A pane of glass isn't a wall — it's a drum. Understanding how sound waves excite it, and how thickness, air gaps and interlayers fight back, explains why two windows that look identical can perform completely differently against noise.
Airborne sound is a pressure wave — alternating zones of compressed and rarefied air. When that wave reaches a window, the glass doesn't block it like a wall blocks a ball. It absorbs the pressure fluctuation and starts vibrating at the same frequency, then re-radiates a weaker version of that vibration into the room as new sound. This is why glass is almost always the weakest acoustic link in a façade.
Sound travels easily through air but glass is far denser. At that boundary, some energy simply bounces back outside — this is why standing near a window during a loud event, you can sometimes still hear an echo of it. The rest of the energy is absorbed into the glass and converted into a physical vibration.
Once the pane is vibrating, it behaves like a diaphragm — the same principle as a speaker cone. Whatever frequency made it vibrate, it now re-emits, just at lower amplitude. A thin, light, stiff single pane vibrates easily and re-radiates a lot of that energy — which is why single glazing performs so poorly against noise.
Thickness, the air cavity and the interlayer don't stop sound from touching the glass — they stop the vibration from turning back into sound on the other side. That's the entire game of acoustic glazing design.
None of these three variables works in isolation — a well-designed acoustic unit tunes all three together, because each one closes a different loophole that sound can exploit.
Heavier, thicker glass is harder to set into motion. Doubling the mass of a pane roughly adds 4–6 dB of sound reduction — this is the Mass Law: more mass, more inertia, less vibration for the same sound pressure.
A wide air space between two panes acts as a spring, decoupling their vibrations so energy doesn't transfer directly from one lite to the next. Too narrow a gap and the panes can resonate together, actually losing performance at certain frequencies.

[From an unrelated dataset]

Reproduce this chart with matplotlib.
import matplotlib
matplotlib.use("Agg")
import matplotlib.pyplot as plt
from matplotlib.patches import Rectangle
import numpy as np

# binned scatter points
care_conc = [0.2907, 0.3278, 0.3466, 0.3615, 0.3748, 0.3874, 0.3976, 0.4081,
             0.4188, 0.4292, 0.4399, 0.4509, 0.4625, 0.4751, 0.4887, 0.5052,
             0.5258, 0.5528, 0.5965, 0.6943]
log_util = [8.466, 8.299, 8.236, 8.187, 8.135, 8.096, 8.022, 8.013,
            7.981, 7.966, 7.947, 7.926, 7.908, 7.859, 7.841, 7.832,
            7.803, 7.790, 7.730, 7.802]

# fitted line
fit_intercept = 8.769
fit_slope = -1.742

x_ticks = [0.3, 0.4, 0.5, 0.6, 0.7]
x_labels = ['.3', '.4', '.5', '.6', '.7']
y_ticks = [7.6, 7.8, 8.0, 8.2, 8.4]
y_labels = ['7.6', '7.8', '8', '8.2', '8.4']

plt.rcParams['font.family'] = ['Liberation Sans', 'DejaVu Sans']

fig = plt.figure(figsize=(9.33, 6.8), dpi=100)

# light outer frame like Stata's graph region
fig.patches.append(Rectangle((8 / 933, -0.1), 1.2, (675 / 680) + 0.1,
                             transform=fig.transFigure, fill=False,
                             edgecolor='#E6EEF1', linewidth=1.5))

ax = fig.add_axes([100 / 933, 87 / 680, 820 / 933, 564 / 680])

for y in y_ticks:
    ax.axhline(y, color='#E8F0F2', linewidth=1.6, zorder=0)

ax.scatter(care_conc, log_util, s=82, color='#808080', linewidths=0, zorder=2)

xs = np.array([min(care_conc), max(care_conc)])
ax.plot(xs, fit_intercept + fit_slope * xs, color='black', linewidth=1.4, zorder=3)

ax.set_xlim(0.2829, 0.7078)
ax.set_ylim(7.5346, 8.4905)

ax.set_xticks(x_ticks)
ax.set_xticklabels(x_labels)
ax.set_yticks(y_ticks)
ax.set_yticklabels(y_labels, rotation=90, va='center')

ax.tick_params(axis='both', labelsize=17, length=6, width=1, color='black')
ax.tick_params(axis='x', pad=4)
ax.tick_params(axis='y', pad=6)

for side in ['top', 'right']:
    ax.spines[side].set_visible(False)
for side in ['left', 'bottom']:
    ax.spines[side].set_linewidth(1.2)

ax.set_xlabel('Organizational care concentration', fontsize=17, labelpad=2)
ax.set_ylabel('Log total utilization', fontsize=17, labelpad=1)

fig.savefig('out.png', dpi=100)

A soft polymer interlayer sandwiched between two glass plies flexes internally as the pane vibrates, converting that mechanical energy into a tiny amount of heat through internal friction — rather than letting it pass straight through as sound.

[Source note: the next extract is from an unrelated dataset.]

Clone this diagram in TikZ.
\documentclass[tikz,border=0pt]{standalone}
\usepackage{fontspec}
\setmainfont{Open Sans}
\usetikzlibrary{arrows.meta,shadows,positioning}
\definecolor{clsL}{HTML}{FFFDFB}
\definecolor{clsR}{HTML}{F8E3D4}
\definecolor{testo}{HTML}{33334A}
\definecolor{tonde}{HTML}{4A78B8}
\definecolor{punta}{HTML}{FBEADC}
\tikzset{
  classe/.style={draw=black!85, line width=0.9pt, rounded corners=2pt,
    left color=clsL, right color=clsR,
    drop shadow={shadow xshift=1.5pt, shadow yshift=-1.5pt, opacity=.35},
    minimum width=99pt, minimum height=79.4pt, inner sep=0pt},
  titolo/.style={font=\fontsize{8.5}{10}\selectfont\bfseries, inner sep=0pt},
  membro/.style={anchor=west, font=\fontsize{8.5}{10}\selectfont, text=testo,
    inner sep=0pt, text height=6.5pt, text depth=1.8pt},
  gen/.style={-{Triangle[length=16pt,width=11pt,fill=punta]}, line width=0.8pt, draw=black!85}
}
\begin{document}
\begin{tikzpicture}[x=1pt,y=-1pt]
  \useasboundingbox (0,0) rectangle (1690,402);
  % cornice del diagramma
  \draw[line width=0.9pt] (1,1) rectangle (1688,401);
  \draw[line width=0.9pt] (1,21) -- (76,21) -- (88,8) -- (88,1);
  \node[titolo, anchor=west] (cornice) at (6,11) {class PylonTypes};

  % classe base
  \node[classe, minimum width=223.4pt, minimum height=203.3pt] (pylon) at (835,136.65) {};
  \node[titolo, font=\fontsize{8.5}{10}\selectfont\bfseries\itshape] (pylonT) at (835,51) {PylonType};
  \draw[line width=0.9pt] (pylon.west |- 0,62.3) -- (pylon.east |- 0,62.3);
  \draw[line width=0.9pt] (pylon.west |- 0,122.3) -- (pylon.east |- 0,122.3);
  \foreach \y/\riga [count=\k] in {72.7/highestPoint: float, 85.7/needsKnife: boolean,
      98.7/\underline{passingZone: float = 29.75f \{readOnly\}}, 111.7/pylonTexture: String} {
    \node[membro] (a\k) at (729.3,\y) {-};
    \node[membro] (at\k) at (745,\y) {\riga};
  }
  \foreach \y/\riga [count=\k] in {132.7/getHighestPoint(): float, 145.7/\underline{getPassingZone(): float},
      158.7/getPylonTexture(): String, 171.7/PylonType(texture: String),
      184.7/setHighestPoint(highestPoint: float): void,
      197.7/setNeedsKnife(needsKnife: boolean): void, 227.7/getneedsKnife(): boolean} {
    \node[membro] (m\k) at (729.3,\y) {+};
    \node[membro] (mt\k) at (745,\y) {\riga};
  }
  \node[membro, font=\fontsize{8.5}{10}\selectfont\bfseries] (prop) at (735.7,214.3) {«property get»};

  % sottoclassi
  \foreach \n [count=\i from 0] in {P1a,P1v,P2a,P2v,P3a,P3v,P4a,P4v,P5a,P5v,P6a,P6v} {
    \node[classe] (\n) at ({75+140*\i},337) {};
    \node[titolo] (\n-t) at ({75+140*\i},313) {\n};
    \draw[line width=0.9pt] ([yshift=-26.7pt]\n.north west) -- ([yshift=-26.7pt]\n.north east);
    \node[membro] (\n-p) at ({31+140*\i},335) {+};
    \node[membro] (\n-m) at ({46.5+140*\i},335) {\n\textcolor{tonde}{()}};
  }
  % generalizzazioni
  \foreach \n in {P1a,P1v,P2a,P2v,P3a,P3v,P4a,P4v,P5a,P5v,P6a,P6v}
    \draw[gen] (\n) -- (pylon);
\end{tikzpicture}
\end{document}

These three levers explain the shape of good acoustic specifications: unequal glass thicknesses on either side of the cavity (so both panes don't resonate at the same frequency), a generous air gap (ideally 16 mm or more), and at least one laminated, acoustically-rated pane facing the noise source.

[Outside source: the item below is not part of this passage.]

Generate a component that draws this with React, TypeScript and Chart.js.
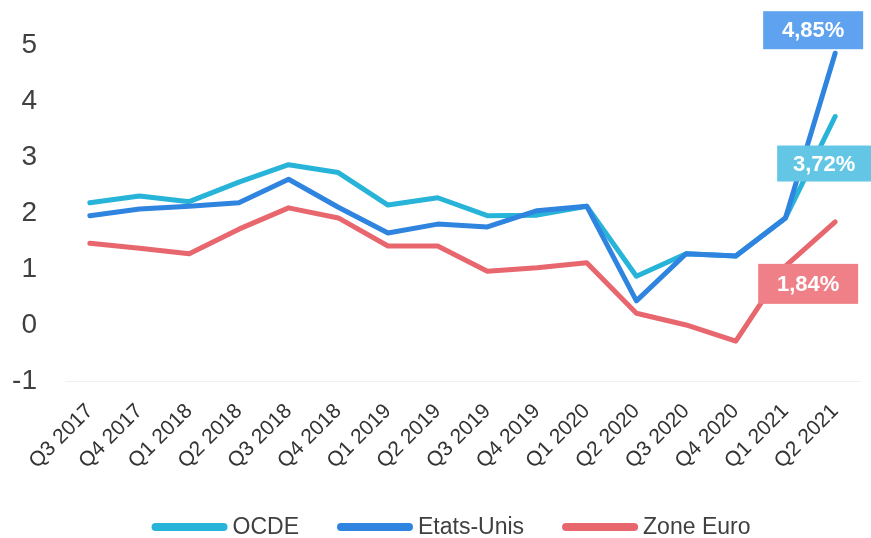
import React, { useEffect, useRef } from "react";
import { Chart, registerables } from "chart.js";

Chart.register(...registerables);

const categories = [
  "Q3 2017", "Q4 2017", "Q1 2018", "Q2 2018", "Q3 2018", "Q4 2018",
  "Q1 2019", "Q2 2019", "Q3 2019", "Q4 2019", "Q1 2020", "Q2 2020",
  "Q3 2020", "Q4 2020", "Q1 2021", "Q2 2021",
];

const ocde = [2.18, 2.3, 2.2, 2.55, 2.86, 2.72, 2.14, 2.27, 1.95, 1.96, 2.12, 0.87, 1.27, 1.23, 1.91, 3.72];
const etatsUnis = [1.95, 2.07, 2.12, 2.18, 2.6, 2.1, 1.64, 1.8, 1.75, 2.04, 2.12, 0.43, 1.27, 1.23, 1.91, 4.85];
const zoneEuro = [1.46, 1.37, 1.27, 1.71, 2.09, 1.91, 1.41, 1.41, 0.96, 1.02, 1.11, 0.21, 0.0, -0.29, 1.05, 1.84];

const seriesNames = ["OCDE", "Etats-Unis", "Zone Euro"];
const lineColors = ["#27b4d8", "#2f84df", "#e8666d"];
const boxColors = ["#62c6e4", "#5fa2ef", "#ef8088"];
const yMin = -1;
const yMax = 5;

const FONT = "'Liberation Sans', Arial, sans-serif";
const fmt = (v: number) => v.toFixed(2).replace(".", ",") + "%";

const endLabelPlugin = {
  id: "endLabels",
  afterDatasetsDraw(chart: any) {
    const ctx = chart.ctx;
    const cfg: Record<number, { dx: number; dy: number; w: number; h: number }> = {
      0: { dx: -11, dy: 47, w: 94, h: 36 },
      1: { dx: -22, dy: -23, w: 100, h: 38 },
      2: { dx: -27, dy: 62, w: 100, h: 40 },
    };
    chart.data.datasets.forEach((ds: any, i: number) => {
      const meta = chart.getDatasetMeta(i);
      const pt = meta.data[meta.data.length - 1];
      if (!pt) return;
      const c = cfg[i];
      const cx = pt.x + c.dx;
      const cy = pt.y + c.dy;
      ctx.save();
      ctx.fillStyle = boxColors[i];
      ctx.fillRect(cx - c.w / 2, cy - c.h / 2, c.w, c.h);
      ctx.fillStyle = "#ffffff";
      ctx.font = "bold 22px " + FONT;
      ctx.textAlign = "center";
      ctx.textBaseline = "middle";
      ctx.fillText(fmt(ds.data[ds.data.length - 1]), cx, cy + 1);
      ctx.restore();
    });
  },
};

// Legend drawn at the bottom from the datasets' labels and colours
const bottomLegendPlugin = {
  id: "bottomLegend",
  afterDraw(chart: any) {
    const ctx = chart.ctx;
    const sample = 76;
    const gapText = 5;
    const gapItem = 38;
    const cy = 527;
    ctx.save();
    ctx.font = "23px " + FONT;
    const items = chart.data.datasets.map((ds: any, i: number) => ({
      text: ds.label,
      color: lineColors[i],
      w: ctx.measureText(ds.label).width,
    }));
    const total =
      items.reduce((s: number, it: any) => s + sample + gapText + it.w, 0) +
      gapItem * (items.length - 1);
    let x = 451 - total / 2;
    items.forEach((it: any) => {
      ctx.strokeStyle = it.color;
      ctx.lineWidth = 8;
      ctx.lineCap = "round";
      ctx.beginPath();
      ctx.moveTo(x + 4, cy);
      ctx.lineTo(x + sample - 4, cy);
      ctx.stroke();
      ctx.fillStyle = "#404040";
      ctx.textAlign = "left";
      ctx.textBaseline = "middle";
      ctx.fillText(it.text, x + sample + gapText, cy + 1);
      x += sample + gapText + it.w + gapItem;
    });
    ctx.restore();
  },
};

export default function App() {
  const ref = useRef<HTMLCanvasElement | null>(null);

  useEffect(() => {
    document.body.style.margin = "0";
    if (!ref.current) return;
    const seriesData = [ocde, etatsUnis, zoneEuro];
    const orders = [1, 0, 2];
    const chart = new Chart(ref.current, {
      type: "line",
      data: {
        labels: categories,
        datasets: seriesData.map((d, i) => ({
          label: seriesNames[i],
          data: d,
          borderColor: lineColors[i],
          backgroundColor: lineColors[i],
          borderWidth: 5,
          pointRadius: 0,
          tension: 0,
          order: orders[i],
          borderJoinStyle: "round" as const,
          borderCapStyle: "round" as const,
        })),
      },
      options: {
        animation: false,
        responsive: false,
        maintainAspectRatio: false,
        layout: { padding: { top: 38, left: 10, right: 11, bottom: 58 } },
        plugins: {
          tooltip: { enabled: false },
          legend: { display: false },
        },
        scales: {
          x: {
            offset: true,
            grid: { display: false, drawTicks: false },
            border: { display: true, color: "#f0f0f0", dash: [6, 6] },
            afterFit: (scale: any) => {
              scale.height = 99;
              scale.paddingLeft = 0;
              scale.paddingRight = 0;
            },
            ticks: {
              font: { family: FONT, size: 21 },
              color: "#333333",
              minRotation: 45,
              maxRotation: 45,
              padding: 18,
            },
          },
          y: {
            min: yMin,
            max: yMax,
            grid: { display: false, drawTicks: false },
            border: { display: false },
            afterFit: (scale: any) => {
              scale.width = 55;
            },
            ticks: {
              stepSize: 1,
              font: { family: FONT, size: 28 },
              color: "#404040",
              padding: 28,
            },
          },
        },
      },
      plugins: [endLabelPlugin, bottomLegendPlugin],
    });
    return () => chart.destroy();
  }, []);

  return (
    <div style={{ width: 871, height: 538, background: "#fff" }}>
      <canvas ref={ref} width={871} height={538} />
    </div>
  );
}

Both are laminating interlayers sandwiched between glass plies, and both hold shattered glass together. But they're built from different polymers with very different stiffness — and stiffness is exactly what determines how well an interlayer damps vibration.
| Property | PVB Polyvinyl Butyral | SGP Ionoplast / SentryGlas |
|---|---|---|
| Stiffness | Soft, flexible film — flexes and absorbs energy readily | Up to ~100× stiffer than PVB — built to resist deflection, not absorb it |
| Acoustic damping | Superior — the flexibility that makes it "weaker" structurally is exactly what dissipates vibration as heat | Weaker damping — its rigidity transmits vibration more efficiently instead of absorbing it |
| Structural strength | Good, but sags under sustained load post-breakage | Far superior — holds shape and load after glass breaks |
| Best acoustic use | Acoustic-grade PVB (multi-layer) is the industry default for noise-sensitive glazing | Used when structure and safety outrank noise control |
| Typical application | Windows, curtain walls, skylights near traffic/airports, concert-hall glazing | Balustrades, canopies, frameless structural glass, hurricane glazing |
| Weather / edge stability | Moisture-sensitive at exposed, unsealed edges | Excellent — resists moisture and edge delamination |
| Relative cost | Lower | Higher — premium pricing for structural performance |
For acoustic performance alone, PVB wins — and specially formulated acoustic PVB interlayers widen that lead further. SGP is the better material for strength, post-breakage stability, and weather exposure, but its stiffness works against sound damping rather than for it.
In practice: choose PVB (ideally an acoustic grade) when the brief is noise control. Choose SGP when the brief is structural — frameless balustrades, overhead glazing, blast or hurricane resistance — and treat any acoustic benefit as a secondary bonus, not the design driver.
All the gains from thickness, air gap and lamination are calculated assuming the glass unit is sealed as designed. In the field, performance is decided by the whole envelope, not the glass spec sheet alone.
Acoustic performance will not change just because a better interlayer is on paper — if the interlayer is on the wrong side, the seal is compromised, or the frame and gasket around the glass leak sound. A laminated acoustic pane in a poorly sealed frame can underperform a cheaper unit installed correctly.
Rule of thumb: face the laminated / acoustic-PVB pane toward the noise source where possible, keep the air cavity as wide as the frame allows, and never treat the glass rating as the building's rating — doors, vents, and frame seals set the real ceiling.